## What to produce:
Retype, please, the listing from its opening line through the line that contains "(title) at (69,22)", both included, without the pictures.

** BEGIN Given material **

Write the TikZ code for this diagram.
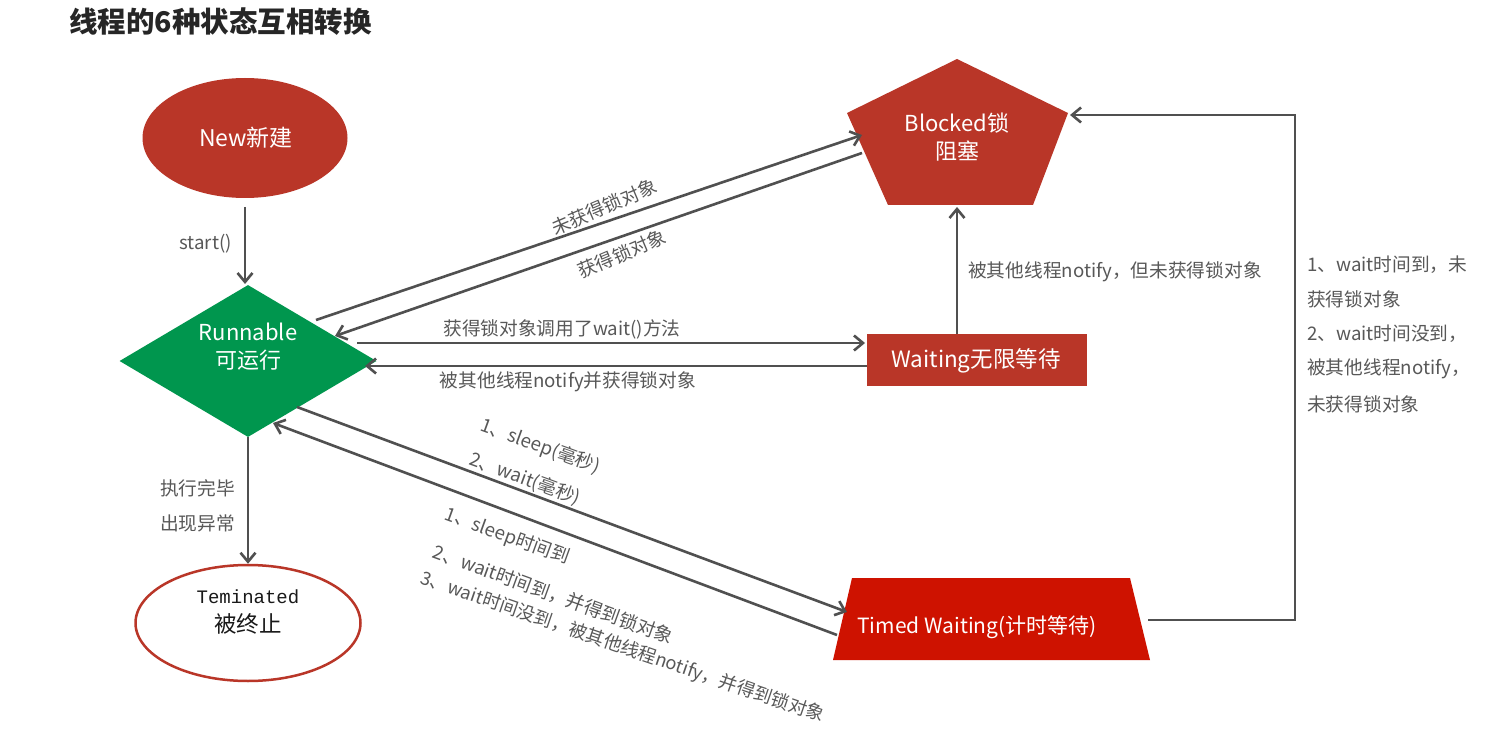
\documentclass[tikz,border=0pt]{standalone}
\usepackage{fontspec}
\setmainfont{Noto Sans CJK SC}
\newfontfamily\monofont{Liberation Mono}
\usetikzlibrary{arrows.meta,shapes.geometric}
\definecolor{dred}{RGB}{185,54,40}
\definecolor{tred}{RGB}{206,18,0}
\definecolor{dgreen}{RGB}{0,150,78}
\definecolor{lgray}{RGB}{80,80,80}
\definecolor{tgray}{RGB}{88,88,88}
\begin{document}
\begin{tikzpicture}[x=1pt,y=-1pt,
  conn/.style={draw=lgray,line width=2.6pt},
  arr/.style={conn,-{Straight Barb[length=9pt,width=15pt]}},
  lab/.style={text=tgray,font=\fontsize{18.7}{18.7}\selectfont,inner sep=0pt},
  wt/.style={text=white,font=\fontsize{22}{28}\selectfont,align=center,inner sep=0pt}]
\useasboundingbox (0,0) rectangle (1510,730);
\fill[white] (0,0) rectangle (1510,730);

% title
\node[anchor=west,inner sep=0pt,font=\fontsize{28.5}{28.5}\selectfont\bfseries,text=black!85] (title) at (69,22) {线程的6种状态互相转换};

% states
\node[ellipse,fill=dred,minimum width=205pt,minimum height=120pt,inner sep=0pt] (new) at (245,138) {};
\node[wt,font=\fontsize{23}{28}\selectfont] (newtxt) at (246,138) {New新建};

\node[diamond,fill=dgreen,minimum width=257pt,minimum height=152pt,aspect=1.69,inner sep=0pt] (run) at (248,361) {};
\node[wt] (runtxt) at (248,347) {Runnable\\可运行};

\fill[dred] (957,59) -- (1068,113) -- (1033,205) -- (888,205) -- (847,113) -- cycle;
\node[wt] (blocked) at (957,137) {Blocked锁\\阻塞};
\coordinate (bbot) at (957,207);

\node[rectangle,fill=dred,minimum width=220pt,minimum height=52pt,inner sep=0pt] (wait) at (977,360) {};
\node[wt,font=\fontsize{22.5}{28}\selectfont] (waittxt) at (976,361) {Waiting无限等待};

\fill[tred] (852,578) -- (1130,578) -- (1150,660) -- (833,660) -- cycle;
\node[wt,font=\fontsize{21}{21}\selectfont] (timed) at (977,627) {Timed Waiting(计时等待)};

\node[ellipse,draw=dred,line width=2.5pt,fill=white,minimum width=225pt,minimum height=116pt,inner sep=0pt] (term) at (248,623) {};
\node[inner sep=0pt,text=black!90,font=\monofont\fontsize{19}{19}\selectfont] (termtxt1) at (248,597) {Teminated};
\node[inner sep=0pt,text=black!90,font=\fontsize{22.5}{22.5}\selectfont] (termtxt2) at (248,624) {被终止};

% connector end points
\coordinate (r1) at (316,320);  \coordinate (b1) at (862,135);
\coordinate (b2) at (862,153);  \coordinate (r2) at (335,336);
\coordinate (r3) at (357,343);  \coordinate (w1) at (865,343);
\coordinate (w2) at (867,366);  \coordinate (r4) at (365,366);
\coordinate (r5) at (297,407);  \coordinate (t1) at (847,612);
\coordinate (t2) at (837,635);  \coordinate (r6) at (273,423);
\coordinate (t3) at (1148,620); \coordinate (b3) at (1070,115);
\coordinate (nbot) at (245,207); \coordinate (rtop) at (245,284);

% connectors
\draw[arr] (nbot) -- (rtop);
\draw[arr] (run.south) -- (term.north);
\draw[arr] (r1) -- (b1);
\draw[arr] (b2) -- (r2);
\draw[arr] (r3) -- (w1);
\draw[arr] (w2) -- (r4);
\draw[arr] (blocked |- wait.north) -- (bbot);
\draw[arr] (r5) -- (t1);
\draw[arr] (t2) -- (r6);
\draw[arr] (t3) -- (1295,620) -- (1295,115) -- (b3);

% labels
\node[lab,anchor=east] (lstart) at (232,244) {start()};
\node[lab,rotate=23] (lnb) at (604,207) {未获得锁对象};
\node[lab,rotate=23] (lgb) at (622,254) {获得锁对象};
\node[lab] (lwait) at (562,329) {获得锁对象调用了wait()方法};
\node[lab] (lnotify) at (568,382) {被其他线程notify并获得锁对象};
\node[lab,anchor=west] (lwb) at (968,272) {被其他线程notify，但未获得锁对象};
\node[lab,anchor=west] (lr1) at (1307,265) {1、wait时间到，未};
\node[lab,anchor=west] (lr2) at (1307,299) {获得锁对象};
\node[lab,anchor=west] (lr3) at (1307,334) {2、wait时间没到，};
\node[lab,anchor=west] (lr4) at (1307,369) {被其他线程notify，};
\node[lab,anchor=west] (lr5) at (1307,404) {未获得锁对象};
\node[lab,anchor=west] (le1) at (160,488) {执行完毕};
\node[lab,anchor=west] (le2) at (160,523) {出现异常};
\node[lab,anchor=west,rotate=-20] (ls1) at (481,425) {1、sleep(毫秒)};
\node[lab,anchor=west,rotate=-20] (ls2) at (470,459) {2、wait(毫秒)};
\node[lab,anchor=west,rotate=-20] (lt1) at (445,514) {1、sleep时间到};
\node[lab,anchor=west,rotate=-20] (lt2) at (434,551) {2、wait时间到，并得到锁对象};
\node[lab,anchor=west,rotate=-19,font=\fontsize{18.3}{18.3}\selectfont] (lt3) at (421,578) {3、wait时间没到，被其他线程notify，并得到锁对象};
\end{tikzpicture}
\end{document}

** END Given material **

## Output below:
Write the TikZ code for this diagram.
\documentclass[tikz,border=0pt]{standalone}
\usepackage{fontspec}
\setmainfont{Noto Sans CJK SC}
\newfontfamily\monofont{Liberation Mono}
\usetikzlibrary{arrows.meta,shapes.geometric}
\definecolor{dred}{RGB}{185,54,40}
\definecolor{tred}{RGB}{206,18,0}
\definecolor{dgreen}{RGB}{0,150,78}
\definecolor{lgray}{RGB}{80,80,80}
\definecolor{tgray}{RGB}{88,88,88}
\begin{document}
\begin{tikzpicture}[x=1pt,y=-1pt,
  conn/.style={draw=lgray,line width=2.6pt},
  arr/.style={conn,-{Straight Barb[length=9pt,width=15pt]}},
  lab/.style={text=tgray,font=\fontsize{18.7}{18.7}\selectfont,inner sep=0pt},
  wt/.style={text=white,font=\fontsize{22}{28}\selectfont,align=center,inner sep=0pt}]
\useasboundingbox (0,0) rectangle (1510,730);
\fill[white] (0,0) rectangle (1510,730);

% title
\node[anchor=west,inner sep=0pt,font=\fontsize{28.5}{28.5}\selectfont\bfseries,text=black!85] (title) at (69,22) {线程的6种状态互相转换};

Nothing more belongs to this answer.